## Requirements
Starting with the first line of the listing, quote each line exactly until and including the one with "const crossPath = 'path://M1.6,0", leaving pictures out.

## Available data

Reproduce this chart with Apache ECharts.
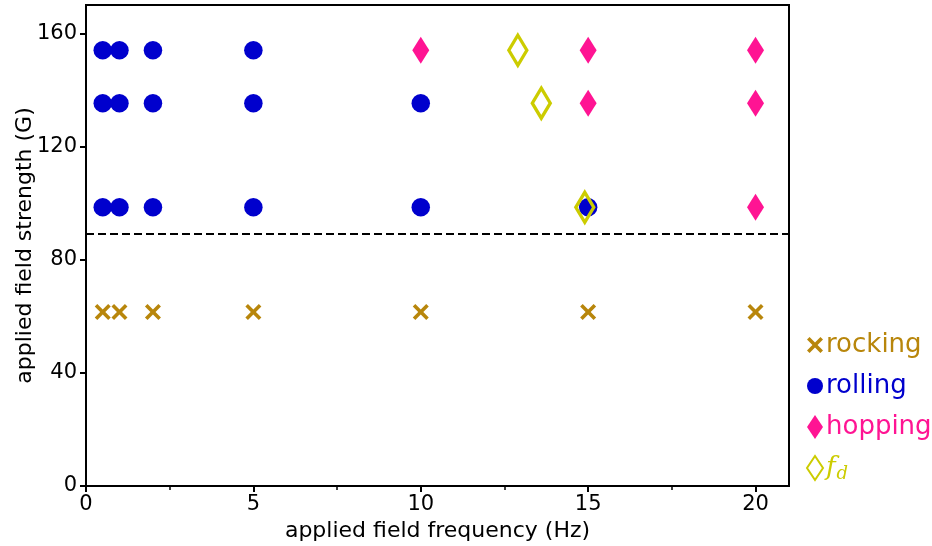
<!DOCTYPE html>
<html>
<head>
<meta charset="utf-8">
<script src="https://cdn.jsdelivr.net/npm/echarts@6/dist/echarts.min.js"></script>
<style>
  html, body { margin: 0; padding: 0; background: #fff; }
  #chart { width: 932px; height: 546px; }
</style>
</head>
<body>
<div id="chart"></div>
<script>
const rocking = [[0.5, 61.5], [1, 61.5], [2, 61.5], [5, 61.5], [10, 61.5], [15, 61.5], [20, 61.5]]
const rolling = [
  [0.5, 154], [1, 154], [2, 154], [5, 154],
  [0.5, 135.3], [1, 135.3], [2, 135.3], [5, 135.3], [10, 135.3],
  [0.5, 98.5], [1, 98.5], [2, 98.5], [5, 98.5], [10, 98.5], [15, 98.5]
]
const hopping = [[10, 154], [15, 154], [20, 154], [15, 135.3], [20, 135.3], [20, 98.5]]
const fd = [[12.9, 154], [13.6, 135.3], [14.9, 98.5]]
const threshold = 89.3
const xTicks = [0, 5, 10, 15, 20]
const xMinorTicks = [2.5, 7.5, 12.5, 17.5]
const yTicks = [0, 40, 80, 120, 160]

const colors = {
  rocking: '#b8860b',
  rolling: '#0000cd',
  hopping: '#ff1493',
  fd: '#cccc00'
}
const font = 'DejaVu Sans'
const crossPath = 'path://M1.6,0 L5,3.4 L8.4,0 L10,1.6 L6.6,5 L10,8.4 L8.4,10 L5,6.6 L1.6,10 L0,8.4 L3.4,5 L0,1.6 Z'

const chart = echarts.init(document.getElementById('chart'), null, { renderer: 'canvas' })

const option = {
  animation: false,
  grid: {
    left: 86, right: 143, top: 5, bottom: 60,
    outerBoundsMode: 'none', containLabel: false,
    show: true, borderColor: '#000', borderWidth: 2
  },
  xAxis: [
    {
      type: 'value', min: 0, max: 21,
      name: 'applied field frequency (Hz)', nameLocation: 'middle', nameGap: 34,
      nameMoveOverlap: false,
      nameTextStyle: { fontFamily: font, fontSize: 22, color: '#000' },
      splitLine: { show: false },
      axisLine: { show: true, onZero: false, lineStyle: { color: '#000', width: 2 } },
      axisTick: { show: true, length: 6, customValues: xTicks, lineStyle: { color: '#000', width: 2 } },
      axisLabel: { customValues: xTicks, fontFamily: font, fontSize: 21, color: '#000', margin: 8 }
    },
    {
      type: 'value', min: 0, max: 21, position: 'bottom',
      splitLine: { show: false },
      axisLine: { show: false },
      axisTick: { show: true, length: 4, customValues: xMinorTicks, lineStyle: { color: '#000', width: 1.5 } },
      axisLabel: { show: false }
    }
  ],
  yAxis: {
    type: 'value', min: 0, max: 170,
    name: 'applied field strength (G)', nameLocation: 'middle', nameGap: 50, nameRotate: 90,
    nameMoveOverlap: false,
    nameTextStyle: { fontFamily: font, fontSize: 22, color: '#000' },
    splitLine: { show: false },
    axisLine: { show: true, onZero: false, lineStyle: { color: '#000', width: 2 } },
    axisTick: { show: true, length: 6, customValues: yTicks, lineStyle: { color: '#000', width: 2 } },
    axisLabel: { customValues: yTicks, fontFamily: font, fontSize: 21, color: '#000', margin: 9 }
  },
  legend: {
    orient: 'vertical', left: 801, top: 327, itemGap: 15,
    itemWidth: 16, itemHeight: 24,
    textStyle: {
      fontFamily: font, fontSize: 26, padding: [0, 0, 0, -2],
      rich: {
        f: { fontFamily: 'DejaVu Serif', fontStyle: 'italic', fontSize: 26, color: colors.fd },
        d: { fontFamily: 'DejaVu Serif', fontStyle: 'italic', fontSize: 18, color: colors.fd, padding: [12, 0, 0, 1] }
      }
    },
    formatter: name => name === 'fd' ? '{f|f}{d|d}' : name,
    data: [
      { name: 'rocking', textStyle: { color: colors.rocking } },
      { name: 'rolling', textStyle: { color: colors.rolling } },
      { name: 'hopping', textStyle: { color: colors.hopping } },
      { name: 'fd', textStyle: { color: colors.fd } }
    ]
  },
  series: [
    {
      name: 'rocking', type: 'scatter', data: rocking,
      symbol: crossPath, symbolSize: 16,
      itemStyle: { color: colors.rocking, opacity: 1 },
      markLine: {
        silent: true, symbol: 'none', label: { show: false },
        lineStyle: { color: '#000', type: [8, 4], width: 2, opacity: 1 },
        data: [{ yAxis: threshold }]
      }
    },
    {
      name: 'rolling', type: 'scatter', data: rolling,
      symbol: 'circle', symbolSize: 18.5,
      itemStyle: { color: colors.rolling, opacity: 1 }
    },
    {
      name: 'hopping', type: 'scatter', data: hopping,
      symbol: 'diamond', symbolSize: [17, 27],
      itemStyle: { color: colors.hopping, opacity: 1 }
    },
    {
      name: 'fd', type: 'scatter', data: fd, z: 5,
      symbol: 'diamond', symbolSize: [18, 30],
      itemStyle: { color: 'rgba(0,0,0,0)', borderColor: colors.fd, borderWidth: 3.5, opacity: 1 }
    }
  ]
}

chart.setOption(option)
</script>
</body>
</html>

## Task response
Reproduce this chart with Apache ECharts.
<!DOCTYPE html>
<html>
<head>
<meta charset="utf-8">
<script src="https://cdn.jsdelivr.net/npm/echarts@6/dist/echarts.min.js"></script>
<style>
  html, body { margin: 0; padding: 0; background: #fff; }
  #chart { width: 932px; height: 546px; }
</style>
</head>
<body>
<div id="chart"></div>
<script>
const rocking = [[0.5, 61.5], [1, 61.5], [2, 61.5], [5, 61.5], [10, 61.5], [15, 61.5], [20, 61.5]]
const rolling = [
  [0.5, 154], [1, 154], [2, 154], [5, 154],
  [0.5, 135.3], [1, 135.3], [2, 135.3], [5, 135.3], [10, 135.3],
  [0.5, 98.5], [1, 98.5], [2, 98.5], [5, 98.5], [10, 98.5], [15, 98.5]
]
const hopping = [[10, 154], [15, 154], [20, 154], [15, 135.3], [20, 135.3], [20, 98.5]]
const fd = [[12.9, 154], [13.6, 135.3], [14.9, 98.5]]
const threshold = 89.3
const xTicks = [0, 5, 10, 15, 20]
const xMinorTicks = [2.5, 7.5, 12.5, 17.5]
const yTicks = [0, 40, 80, 120, 160]

const colors = {
  rocking: '#b8860b',
  rolling: '#0000cd',
  hopping: '#ff1493',
  fd: '#cccc00'
}
const font = 'DejaVu Sans'
const crossPath = 'path://M1.6,0 L5,3.4 L8.4,0 L10,1.6 L6.6,5 L10,8.4 L8.4,10 L5,6.6 L1.6,10 L0,8.4 L3.4,5 L0,1.6 Z'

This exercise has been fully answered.